"Rends service à tout le monde et tais-toi"
Je ne suis pas un grand fan de Tim Burton. Je n'ai vu que ses films les plus récents, assez fantastiques, à l’esthétique particulière et assez sombre, et surtout avec Johnny Depp. Puis, en allant voir Kingsman, j'ai vu pour la première fois la bande-annonce de Big Eyes, et j'ai été surpris par ses couleurs chatoyantes et son univers réaliste. Je savais que Burton s'était déjà prêté à l'exercice du biopic avec Ed Wood, mais ne l'ayant pas vu, je n'avais aucune idée de sa capacité dans ce genre cinématographique. C'est donc avec une certaine curiosité que je suis allé voir Big Eyes.
L'histoire nous raconte la carrière des Keane, couple dont le mari vend les toiles et s'attribue le talent de sa femme en se faisant passer pour l'artiste, ce qui constituera la plus grosse arnaque de l'histoire de l'art (d'après la bande-annonce). On y verra alors la rencontre de Margaret et Walter, ainsi que leur ascension dans l'univers de la peinture jusqu'à la déchéance du couple, détruite par la mégalomanie de l'homme.

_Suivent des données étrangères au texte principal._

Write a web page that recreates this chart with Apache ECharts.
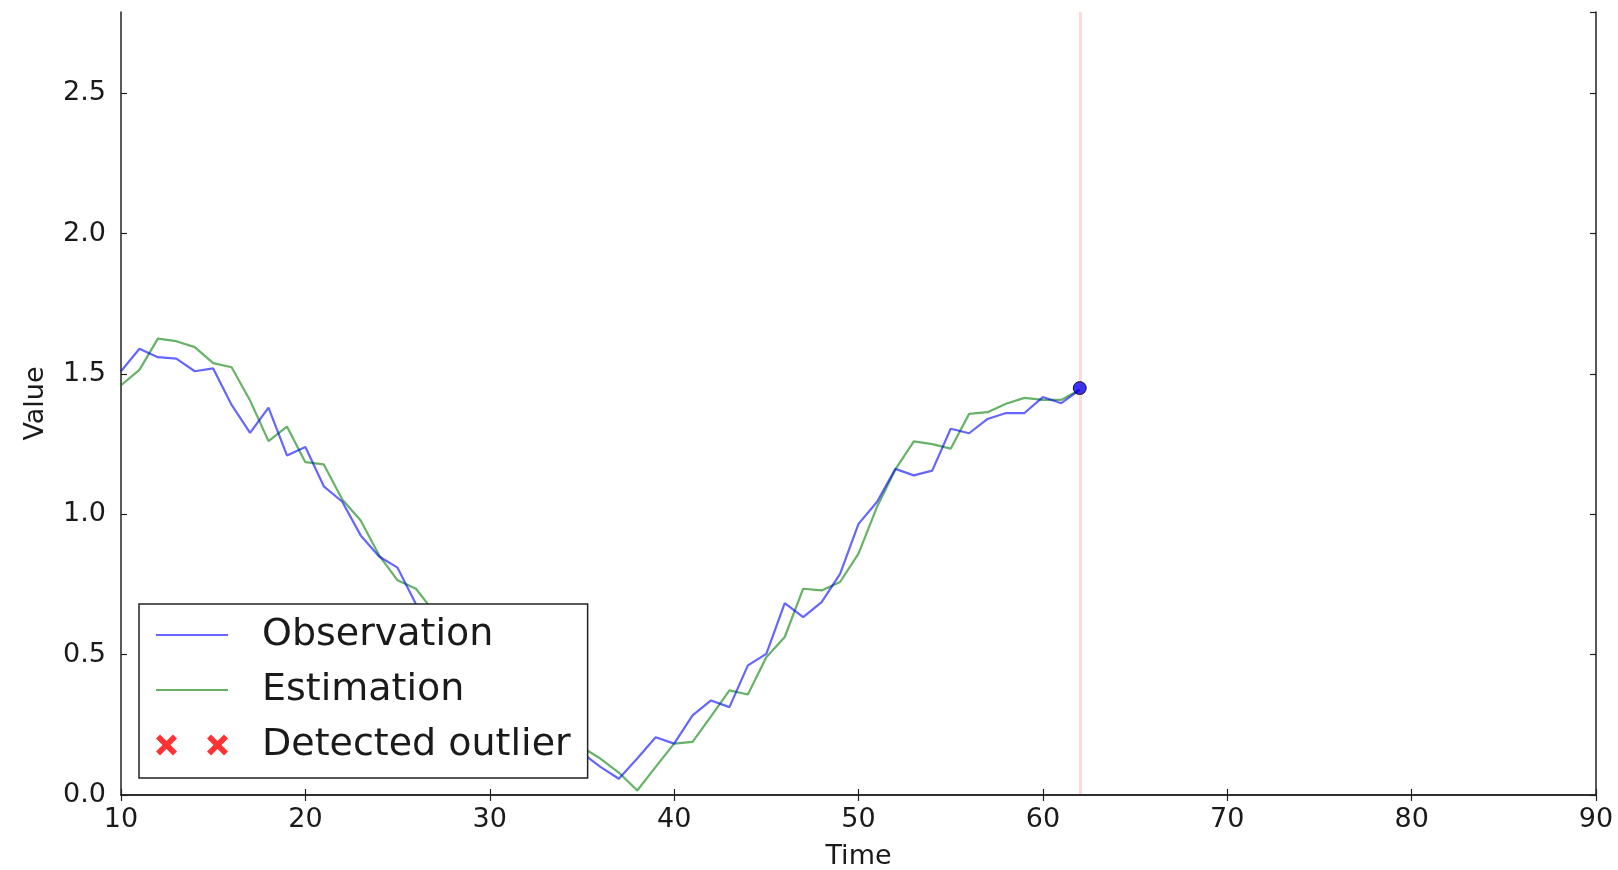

Le point fort du film est, selon moi, le duo Amy Adams/Christoph Waltz. Si le titre indique le nom des principales œuvres de Margaret Keane (rendons à César ce qui est à César); il reflète aussi les yeux des acteurs. Les yeux bleus d'Amy Adams lui donne un air insouciante, naïve, ainsi qu'empreinte d'une certaine poésie; tandis que ceux de Christoph Waltz rayonnent de malice, malice qui va lui permettre son ascension. Comme c'est très bien dit dans le film "Les yeux sont les miroirs de l'âme", et c'est tellement vrai dans ce casting. Tous les acteurs ont un regard différend, qui en dit long sur leur personnalité : Jane, la fillle de Margaret, a des yeux pétillants d'intelligence tout en étant sérieux, ou Rubben semble regarder les autres de haut comme si son art était meilleur. Ajoutez à cela une réelle naïveté et incompréhension à Margaret, et un sur-jeu de vendeur/séducteur/mégalomane à Walter et vous obtenez des acteurs très convaincants et bon dans leurs rôles.
Niveau réalisation, pas grand chose à dire hormis ce choix de couleurs chaudes et prononcées qui donne un certain cachet à l'image. Cela m'a rappelé les quelques minutes que j'avais vues d'Edward aux Mains d'Argent et les couleurs fluo de la banlieue. L'interview qui nous est donné comme sur une télévision de l'époque, c'est-à-dire en noir et blanc et avec les bords déformés par la vitre arrondie, est aussi une très bonne idée. La musique qui suit l'action est aussi bonne, et nous permet d'estimer une date à ce qui nous est montré à l'écran. A noter une chanson en milieu de film, lorsque Margaret essaie un nouveau style graphique, qui m'a assez surpris, et qui montre le changement d'état d'esprit du personnage principal.
Passons enfin à l’écriture. Je ne peux pas juger de l'adaptation de cette histoire, ne connaissant rien à la peinture et à ses périodes en général, mais j'ai trouvé le tout plutôt bien écrit. J'avoue avoir senti une légère longueur sur la fin mais rien de bien méchant. Le film veut surtout nous alerter sur la condition des femmes dans les années 50/60 et ce, par diverses dialogues (dont j'ai tiré une phrase pour donner un titre à cette critique), et surtout par l'envie de liberté de Margaret, qui semble s'enfuir à chaque fois qu'elle prend un pinceau. J'ai cru aussi voir une critique sous-jacente aux amateurs d'arts modernes, par certaines phrases que l'on entend, et surtout par ce personnage italien et son "QUE BELLISSIMO" (j'ai fait espagnol, je ne connais rien à l'italien), qui fait assez cliché. Une autre critique serait sur l'idée de mode dans l'art (seulement dans un dialogue), mais elle est peu présente car on ne voit pas vraiment d'évolution dans les créations de Margaret.
J'ai aimé ce film, sans être transcendé. J'ai apprécié ses qualités sans voir de réels défauts. J'ai entendu certains le qualifier de "gentillet", mais je trouve que c'est donner l'impression que Burton ne peut pas s'affirmer dans un style différent. Je vous le conseille, en espérant que vous passerez un bon moment.